Joshua Singler

Links and glyphs and bleeds, oh my!


As a multidisciplinary designer Joshua continuously challenges himself to use design as a powerful tool to unite, educate, and engage. Through an intentional combination of analog and digital tools and processes Joshua has developed a humanistic approach to design thinking, production and presentation.

What is the most useful piece of design advice that you have received?

“If you’re going to fail, fail trying.” –Myles Bartlett

What is your favourite typeface?

Interstate, a humanist sans-serif designed by Tobias Frere-Jones. This typeface was inspired by the Typeface Highway Gothic which was originally designed for the United States Federal Highway Administration.

You’re a new addition to the crayon box. What colour would you be and why?

“Melania Trump Powder Blue Dress”… you know, the one she wore at the inauguration–just ’cause.

How would you describe the colour yellow to someone who has never seen it?

Happiness, warmth, pure, unadulterated joy.

Design Interests

Editorial and Book Design
Branding and Identity Design
Design Studies and Theory


The Concept

Story/telling is the result of a year-long investigation into the evolution of storytelling. This workshop project took form as an experiment, an adventure, and a compendium of lived experience. Five unique exercises were conducted which allowed for a closer look into the relationship between story and human existence.

The Process

Chapter One – Through the Lens

Chapter One examines story through adaptation. A personal family heritage story was adapted through different methods of communication technology. Eight important communication technology inventions throughout human evolution were used as used a lens to see the original story from a different perspective. Looking at the story through these eight lenses allows for a deeper appreciation of recorded story and the multitude of tools and processes available for storytelling.

Chapter Two – Academic Intel

Chapter Two documents an interview conducted in February 2017 with Amnon Buchbinder. Buchbinder is a director, screenwriter, author and teacher at York University. Buchbinder created the Biology of Story, an ongoing interactive documentary project that studies the components of story. Find out more about his ongoing project here. This interview adds depth to the project by providing a pedagogical foundation for the remaining chapters to be built upon.

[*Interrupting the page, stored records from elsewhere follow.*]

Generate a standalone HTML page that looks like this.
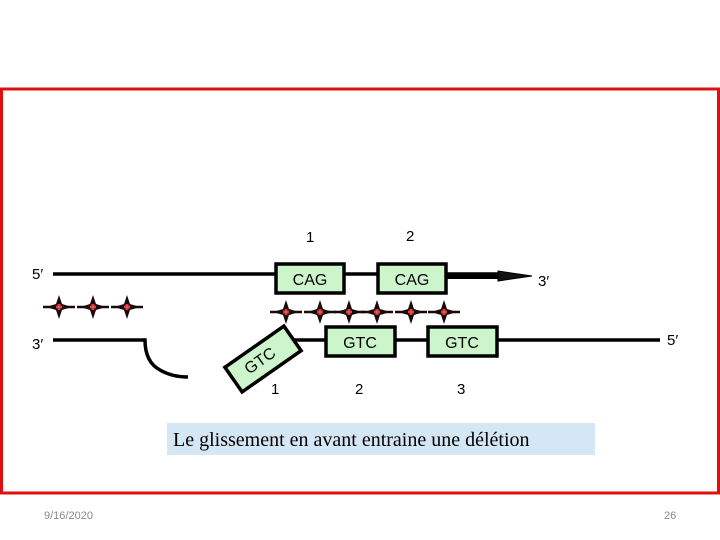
<!DOCTYPE html>
<html><head><meta charset="utf-8"><style>
html,body{margin:0;padding:0;background:#fff;}
svg{display:block;}
</style></head><body>
<svg width="720" height="540" viewBox="0 0 720 540" xmlns="http://www.w3.org/2000/svg">
<defs>
<g id="st">
<path d="M-16,0 H16" stroke="#1a0a0a" stroke-width="2.5"/>
<path d="M0,-12 L3,-3 L13,0 L3,3 L0,12 L-3,3 L-13,0 L-3,-3 Z" fill="#1a0a0a"/>
<circle r="3" fill="#b02828"/>
<path d="M0,-3 V3 M-3,0 H3" stroke="#ff6060" stroke-width="1"/>
</g>
</defs>
<rect x="1.5" y="89" width="717" height="404" fill="none" stroke="#e01010" stroke-width="3"/>
<g font-family="Liberation Sans, sans-serif" font-size="15" fill="#000">
<text x="306" y="242">1</text>
<text x="406" y="241">2</text>
<text x="32" y="279">5′</text>
<text x="538" y="286">3′</text>
<text x="32" y="349">3′</text>
<text x="667" y="345">5′</text>
<text x="271" y="394">1</text>
<text x="355" y="394">2</text>
<text x="457" y="394">3</text>
</g>
<g stroke="#000" fill="none">
<path d="M53,274 H500" stroke-width="3.5"/>
<path d="M446,276 H505" stroke-width="6"/>
<path d="M498,271 L532,276 L498,281 Z" fill="#111" stroke-width="1"/>
<path d="M53,340 H145 Q145,362 160,370 Q172,377 188,377" stroke-width="3.5"/>
<path d="M285,340 H660" stroke-width="3.5"/>
</g>
<g stroke="#000" stroke-width="3.5" fill="#ccf5cc">
<rect x="276" y="264" width="68" height="29"/>
<rect x="378" y="264" width="68" height="29"/>
<rect x="326" y="327" width="69" height="29"/>
<rect x="428" y="327" width="69" height="29"/>
<rect x="-36" y="-15" width="72" height="30" transform="translate(263,359) rotate(-35)"/>
</g>
<g font-family="Liberation Sans, sans-serif" font-size="16" fill="#000" text-anchor="middle">
<text x="310" y="285">CAG</text>
<text x="412" y="285">CAG</text>
<text x="360" y="348">GTC</text>
<text x="462" y="348">GTC</text>
<text transform="translate(263,365) rotate(-35)">GTC</text>
</g>
<use href="#st" x="59" y="307"/><use href="#st" x="93" y="307"/><use href="#st" x="127" y="307"/>
<use href="#st" x="286" y="312"/><use href="#st" x="320" y="312"/><use href="#st" x="349" y="312"/>
<use href="#st" x="377" y="312"/><use href="#st" x="411" y="312"/><use href="#st" x="444" y="312"/>
<rect x="167" y="423" width="428" height="32" fill="#d5e6f4"/>
<text x="173" y="446" font-family="Liberation Serif, serif" font-size="20" fill="#000">Le glissement en avant entraine une délétion</text>
<text x="44" y="519" font-family="Liberation Sans, sans-serif" font-size="11" fill="#888">9/16/2020</text>
<text x="664" y="519" font-family="Liberation Sans, sans-serif" font-size="11" fill="#888">26</text>
</svg>
</body></html>
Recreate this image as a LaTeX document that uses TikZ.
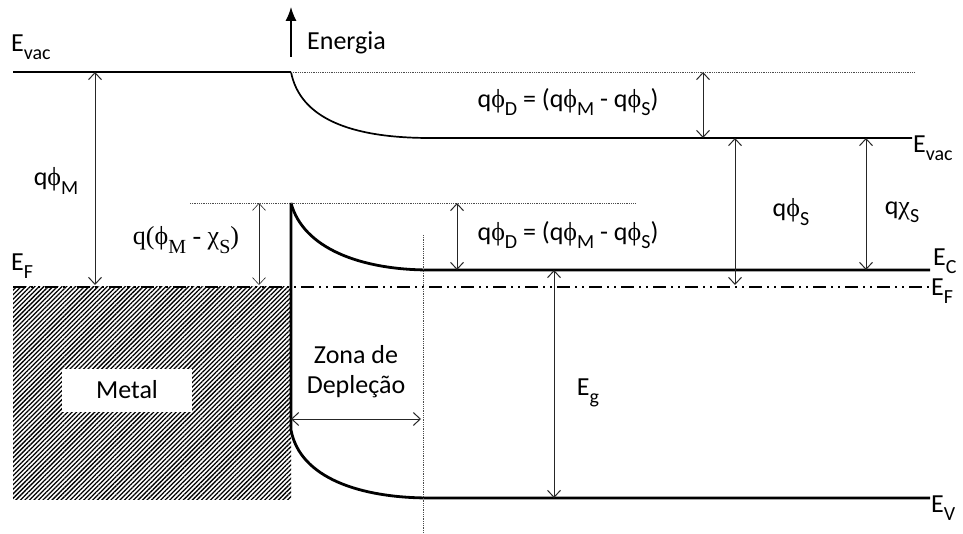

Chapter Three – Tell Me Your Story

Chapter Three explores story through an anonymous online forum started in January 2017. Participants were instructed to share their story with no repercussions and complete anonymity. Unedited submissions that range in topic, length and writing style allow for an exploratory experience which connects the reader to a vulnerable moment of sharing without consequence, a natural stream of consciousness.

Chapter Four – Artifacts as Story

Chapter Four relates story to artifact. A single artifact can hold a lot of significance in one’s life. In this chapter, a group of individuals were approached to share the story behind an artifact that they’ve held onto. They were asked how they obtained it, and more importantly why they’ve held onto it. Every artifact is seemingly obsolete without the significant story that is attached to it.

Chapter Five – Art and Narrative

Chapter Five fabricates story through the tactile medium of fine art painting. Eight different pieces of artwork have three stories attached to them, however only one of them is the truth. The other two titles and stories were fabricated upon the first impression of the art piece which was later researched. This chapter unveils the flexible and fluctuating nature of story.

The Outcome

The final book is printed at 9″x12″ and features film and digital photography alongside original written content. Story/telling is a unique reading experience which invites the reader to think more critically about their relationship to storytelling. Story/telling is the beginning of a shift towards an empathetic society that shares intentionally. Our current social media platforms encourage users to impulsively share story without much thought put into the consequences or impact. Remember to never settle for the tools that are often pushed onto you as an ultimatum. Continue to seek out new avenues to create, share and consume story.